[START]

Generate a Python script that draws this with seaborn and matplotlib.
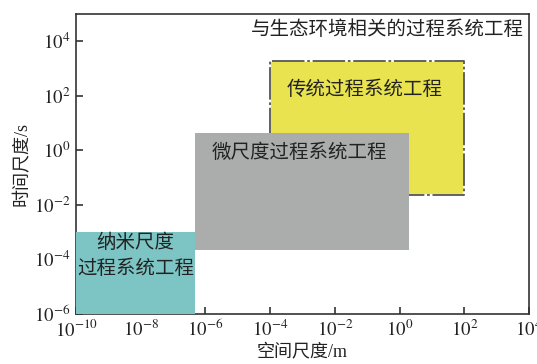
import matplotlib
matplotlib.use("Agg")
import matplotlib.pyplot as plt
from matplotlib.ticker import FixedFormatter
import seaborn as sns
import numpy as np

# Process-systems-engineering scale domains (spatial range in m, temporal range in s)
domains = ["纳米尺度\n过程系统工程", "微尺度过程系统工程", "传统过程系统工程"]
space_low = [1e-10, 4.8e-7, 1e-4]
space_high = [4.8e-7, 2.0, 1e2]
time_low = [1e-6, 2.3e-4, 2.3e-2]
time_high = [1e-3, 4.2, 1.9e3]
fill_colors = ["#7cc5c4", "#abacac", "#e8e34e"]

x_ticks = [1e-10, 1e-8, 1e-6, 1e-4, 1e-2, 1e0, 1e2, 1e4]
y_ticks = [1e-6, 1e-4, 1e-2, 1e0, 1e2, 1e4]
x_tick_labels = [r"$10^{-10}$", r"$10^{-8}$", r"$10^{-6}$", r"$10^{-4}$",
                 r"$10^{-2}$", r"$10^{0}$", r"$10^{2}$", r"$10^{4}$"]
y_tick_labels = [r"$10^{-6}$", r"$10^{-4}$", r"$10^{-2}$", r"$10^{0}$",
                 r"$10^{2}$", r"$10^{4}$"]

sns.set_theme(style="white")
plt.rcParams["font.family"] = ["Noto Sans CJK SC", "DejaVu Sans"]
plt.rcParams["mathtext.fontset"] = "stix"

fig = plt.figure(figsize=(5.37, 3.64), dpi=100)
ax = fig.add_axes([0.1415, 0.1374, 0.8435, 0.8241])
ax.set_xscale("log")
ax.set_yscale("log")
ax.set_xlim(1e-10, 1e4)
ax.set_ylim(1e-6, 1e5)

z_order = [3, 4, 2]
for i in range(len(domains)):
    ax.fill_between([space_low[i], space_high[i]], time_low[i], time_high[i],
                    color=fill_colors[i], linewidth=0, zorder=z_order[i])

# Dash-dot outline of the conventional-scale domain
k = 2
bx = [space_low[k], space_high[k], space_high[k], space_low[k], space_low[k]]
by = [time_low[k], time_low[k], time_high[k], time_high[k], time_low[k]]
ax.plot(bx, by, color="white", lw=1.3, zorder=2.1)
ax.plot(bx, by, color="#555555", lw=1.3, linestyle=(0, (18, 1.5, 1.5, 1.5)), zorder=2.2)

cjk = ["Noto Sans CJK SC", "DejaVu Sans"]
serif_cjk = ["Liberation Serif", "Noto Sans CJK SC"]
txt = dict(ha="center", va="center", fontsize=14, color="#222222", family=cjk, zorder=5)
ax.text(6.9e-9, 1.35e-4, domains[0], linespacing=1.3, **txt)
ax.text(8.3e-4, 0.87, domains[1], **txt)
ax.text(8.5e-2, 1.78e2, domains[2], **txt)
ax.text(0.988, 0.947, "与生态环境相关的过程系统工程", transform=ax.transAxes,
        ha="right", va="center", fontsize=14, color="#222222", family=cjk)

ax.set_xticks(x_ticks)
ax.set_yticks(y_ticks)
ax.xaxis.set_major_formatter(FixedFormatter(x_tick_labels))
ax.yaxis.set_major_formatter(FixedFormatter(y_tick_labels))
ax.minorticks_off()
ax.tick_params(axis="both", which="major", direction="in", length=5, width=1.2,
               color="#333333", labelsize=13.5, labelcolor="#222222", pad=4,
               bottom=True, left=True, top=False, right=False)
for s in ax.spines.values():
    s.set_color("#333333")
    s.set_linewidth(1.2)

ax.set_xlabel("空间尺度/m", fontsize=13, color="#222222", family=serif_cjk, labelpad=2)
ax.set_ylabel("时间尺度/s", fontsize=13, color="#222222", family=serif_cjk, labelpad=2)

fig.savefig("out.png", dpi=100)
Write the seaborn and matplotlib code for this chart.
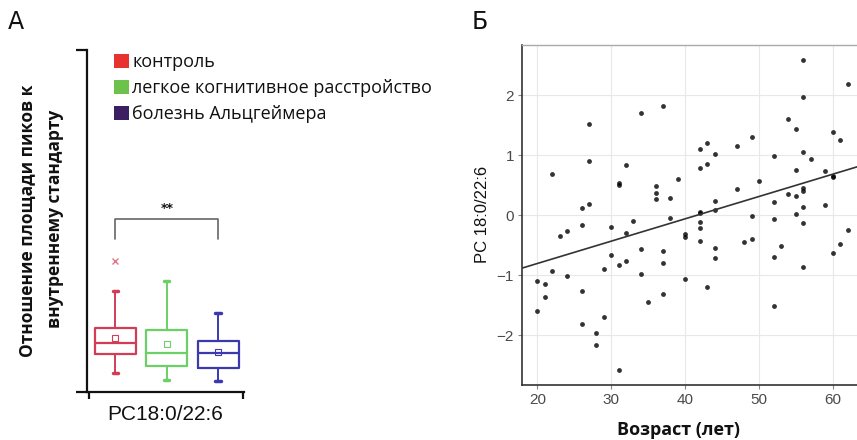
import matplotlib
matplotlib.use("Agg")
import matplotlib.pyplot as plt
from matplotlib.patches import Patch
import numpy as np
import pandas as pd
import seaborn as sns

# ---- Panel A: lipid PC18:0/22:6 box summaries (arbitrary ratio units) ----
groups = ["контроль", "легкое когнитивное расстройство", "болезнь Альцгеймера"]
legend_colors = ["#e8322f", "#6cc24a", "#3b1f60"]
box_colors = ["#d23c57", "#6ccf68", "#3c39ae"]
whisker_low = [0.56, 0.35, 0.32]
quart1 = [1.11, 0.76, 0.70]
medians = [1.43, 1.14, 1.14]
quart3 = [1.87, 1.81, 1.49]
whisker_high = [2.95, 3.25, 2.31]
means = [1.58, 1.40, 1.17]
outliers = [[3.83], [], []]
lipid_label = "PC18:0/22:6"
signif_label = "**"

# ---- Panel B: PC 18:0/22:6 vs age ----
age = [20, 20, 21, 21, 22, 22, 23, 24, 24, 26, 26, 26, 26, 27, 27, 27, 28, 28,
       29, 29, 30, 30, 31, 31, 31, 31, 32, 32, 32, 33, 34, 34, 34, 35, 36, 36,
       36, 37, 37, 37, 37, 38, 38, 39, 40, 40, 40, 42, 42, 42, 42, 42, 42, 42,
       43, 43, 43, 44, 44, 44, 44, 44, 47, 47, 48, 49, 49, 49, 50, 52, 52, 52,
       52, 52, 53, 54, 54, 55, 55, 55, 55, 56, 56, 56, 56, 56, 56, 56, 56, 57,
       59, 59, 60, 60, 60, 60, 61, 61, 62, 62]
pc_value = [-1.10, -1.60, -1.15, -1.37, 0.69, -0.93, -0.34, -0.27, -1.02, 0.12,
            -0.16, -1.26, -1.82, 1.52, 0.90, 0.19, -1.97, -2.17, -0.90, -1.70,
            -0.19, -0.66, 0.54, 0.51, -0.83, -2.58, 0.83, -0.29, -0.76, -0.09,
            1.70, -0.57, -0.98, -1.44, 0.48, 0.37, 0.27, 1.82, -0.60, -0.79,
            -1.31, 0.29, -0.04, 0.60, -0.32, -0.37, -1.06, 1.11, 0.79, 0.06,
            0.04, -0.11, -0.21, -0.43, 1.21, 0.86, -1.20, 1.02, 0.24, 0.09,
            -0.54, -0.72, 1.16, 0.43, -0.45, 1.31, -0.01, -0.40, 0.57, 0.98,
            0.22, -0.06, -0.69, -1.52, -0.51, 1.61, 0.35, 1.44, 0.76, 0.32,
            0.02, 2.58, 1.97, 1.06, 0.45, 0.40, 0.14, -0.13, -0.86, 0.94,
            0.73, 0.17, 1.38, 0.66, 0.63, -0.63, 1.26, -0.48, 2.18, -0.24]
age_ticks = [20, 30, 40, 50, 60]
pc_ticks = [-2, -1, 0, 1, 2]

sns.set_theme(style="white")
plt.rcParams["font.family"] = ["DejaVu Sans"]

BOLD_FONT = ["Open Sans", "DejaVu Sans"]
TEXT_FONT = ["Open Sans", "DejaVu Sans"]

W, H = 857, 440
fig = plt.figure(figsize=(W / 100, H / 100), dpi=100)

# ---------------- Panel A ----------------
axA = fig.add_axes([87 / W, (H - 392) / H, (244 - 87) / W, (392 - 50) / H])
pos = [1, 2, 3]
for i in range(3):
    c = box_colors[i]
    st = dict(med=medians[i], q1=quart1[i], q3=quart3[i],
              whislo=whisker_low[i], whishi=whisker_high[i],
              mean=means[i], fliers=outliers[i])
    axA.bxp([st], positions=[pos[i]], widths=0.8, showmeans=True,
            capwidths=0.1,
            boxprops=dict(color=c, lw=1.6),
            medianprops=dict(color=c, lw=1.6),
            whiskerprops=dict(color=c, lw=1.4),
            capprops=dict(color=c, lw=2.5),
            meanprops=dict(marker="s", markerfacecolor="none",
                           markeredgecolor=c, markersize=4, mew=0.8),
            flierprops=dict(marker="x", markeredgecolor=c, markersize=4,
                            mew=1.0, alpha=0.7))
axA.set_xlim(0.444, 3.507)
axA.set_ylim(0, 10)
for s in ["top", "right"]:
    axA.spines[s].set_visible(False)
for s in ["left", "bottom"]:
    axA.spines[s].set_color("#111111")
    axA.spines[s].set_linewidth(1.6)
axA.set_yticks([0, 10])
axA.set_yticklabels([])
axA.set_xticks([0.444 + 0.04, 3.507 - 0.02])
axA.set_xticklabels([])
axA.tick_params(axis="y", direction="out", length=8, width=1.6, color="#111111", left=True)
axA.tick_params(axis="x", direction="out", length=5, width=1.6, color="#111111", bottom=True)
axA.set_xlabel(lipid_label, fontsize=15, family=["Liberation Sans"], labelpad=1, color="#111111")

# significance bracket
axA.plot([1, 1, 3, 3], [4.47, 5.06, 5.06, 4.47], color="#666666", lw=1.2, clip_on=False)
axA.text(2, 5.18, signif_label, ha="center", va="bottom", fontsize=9,
         fontweight="bold", color="#111111")

fig.text(28 / W, 1 - 221 / H, "Отношение площади пиков к", rotation=90,
         ha="center", va="center", fontsize=12.5, fontweight="bold",
         family=BOLD_FONT, color="#111111")
fig.text(55 / W, 1 - 219 / H, "внутреннему стандарту", rotation=90,
         ha="center", va="center", fontsize=12.5, fontweight="bold",
         family=BOLD_FONT, color="#111111")

handles = [Patch(facecolor=c, edgecolor="none") for c in legend_colors]
leg = fig.legend(handles, groups, loc="upper left", bbox_to_anchor=(114 / W, 1 - 53 / H),
                 frameon=False, handlelength=0.85, handleheight=0.85, handletextpad=0.15,
                 labelspacing=0.45, borderaxespad=0, borderpad=0,
                 prop=dict(family=TEXT_FONT, size=13))
for t in leg.get_texts():
    t.set_color("#111111")

fig.text(8 / W, 1 - 22 / H, "А", fontsize=17, ha="left", va="center", color="#111111")

# ---------------- Panel B ----------------
axB = fig.add_axes([522.3 / W, (H - 385) / H, (W - 522.3) / W + 0.001, (385 - 44.7) / H])
axB.set_xlim(17.96, 63.4)
axB.set_ylim(-2.83, 2.84)
df = pd.DataFrame({"age": age, "pc": pc_value})
sns.regplot(data=df, x="age", y="pc", ax=axB, ci=None, truncate=False,
            scatter_kws=dict(s=12, color="black", linewidths=0),
            line_kws=dict(color="#333333", lw=1.2))
axB.set_xlim(17.96, 63.4)
axB.set_ylim(-2.83, 2.84)
axB.set_xticks(age_ticks)
axB.set_yticks(pc_ticks)
axB.grid(True, color="#e6e8ec", lw=0.8)
axB.set_axisbelow(True)
axB.spines["right"].set_visible(False)
axB.spines["top"].set_color("#aaaaaa")
axB.spines["top"].set_linewidth(1.0)
for s in ["left", "bottom"]:
    axB.spines[s].set_color("#333333")
    axB.spines[s].set_linewidth(1.2)
axB.tick_params(axis="both", direction="out", length=3, width=0.8, color="#888888",
                labelcolor="#4a4a4a", labelsize=11, bottom=True, left=True, pad=3)
for lab in axB.get_xticklabels() + axB.get_yticklabels():
    lab.set_family(["Liberation Sans"])
axB.set_xlabel("Возраст (лет)", fontsize=13, fontweight="bold",
               family=BOLD_FONT, color="#111111")
axB.xaxis.set_label_coords((678 - 522.3) / (W - 522.3), -(430 - 385) / (385 - 44.7))
axB.xaxis.label.set_va("center")
axB.set_ylabel("PC 18:0/22:6", fontsize=12, family=["Liberation Sans"],
               color="#111111")
axB.yaxis.set_label_coords(-(522.3 - 483) / (W - 522.3), 0.5)
axB.yaxis.label.set_va("center")

fig.text(472 / W, 1 - 22 / H, "Б", fontsize=17, ha="left", va="center", color="#111111")

fig.savefig("out.png", dpi=100)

[END]

▶ **Task brief**: Everything from the first line of the entries through the line that contains "1.5, 1.5)), zorder=2.2)" is to be reproduced exactly, except the pictures.

▶ **Solved exercise**:
Generate a Python script that draws this with seaborn and matplotlib.
import matplotlib
matplotlib.use("Agg")
import matplotlib.pyplot as plt
from matplotlib.ticker import FixedFormatter
import seaborn as sns
import numpy as np

# Process-systems-engineering scale domains (spatial range in m, temporal range in s)
domains = ["纳米尺度\n过程系统工程", "微尺度过程系统工程", "传统过程系统工程"]
space_low = [1e-10, 4.8e-7, 1e-4]
space_high = [4.8e-7, 2.0, 1e2]
time_low = [1e-6, 2.3e-4, 2.3e-2]
time_high = [1e-3, 4.2, 1.9e3]
fill_colors = ["#7cc5c4", "#abacac", "#e8e34e"]

x_ticks = [1e-10, 1e-8, 1e-6, 1e-4, 1e-2, 1e0, 1e2, 1e4]
y_ticks = [1e-6, 1e-4, 1e-2, 1e0, 1e2, 1e4]
x_tick_labels = [r"$10^{-10}$", r"$10^{-8}$", r"$10^{-6}$", r"$10^{-4}$",
                 r"$10^{-2}$", r"$10^{0}$", r"$10^{2}$", r"$10^{4}$"]
y_tick_labels = [r"$10^{-6}$", r"$10^{-4}$", r"$10^{-2}$", r"$10^{0}$",
                 r"$10^{2}$", r"$10^{4}$"]

sns.set_theme(style="white")
plt.rcParams["font.family"] = ["Noto Sans CJK SC", "DejaVu Sans"]
plt.rcParams["mathtext.fontset"] = "stix"

fig = plt.figure(figsize=(5.37, 3.64), dpi=100)
ax = fig.add_axes([0.1415, 0.1374, 0.8435, 0.8241])
ax.set_xscale("log")
ax.set_yscale("log")
ax.set_xlim(1e-10, 1e4)
ax.set_ylim(1e-6, 1e5)

z_order = [3, 4, 2]
for i in range(len(domains)):
    ax.fill_between([space_low[i], space_high[i]], time_low[i], time_high[i],
                    color=fill_colors[i], linewidth=0, zorder=z_order[i])

# Dash-dot outline of the conventional-scale domain
k = 2
bx = [space_low[k], space_high[k], space_high[k], space_low[k], space_low[k]]
by = [time_low[k], time_low[k], time_high[k], time_high[k], time_low[k]]
ax.plot(bx, by, color="white", lw=1.3, zorder=2.1)
ax.plot(bx, by, color="#555555", lw=1.3, linestyle=(0, (18, 1.5, 1.5, 1.5)), zorder=2.2)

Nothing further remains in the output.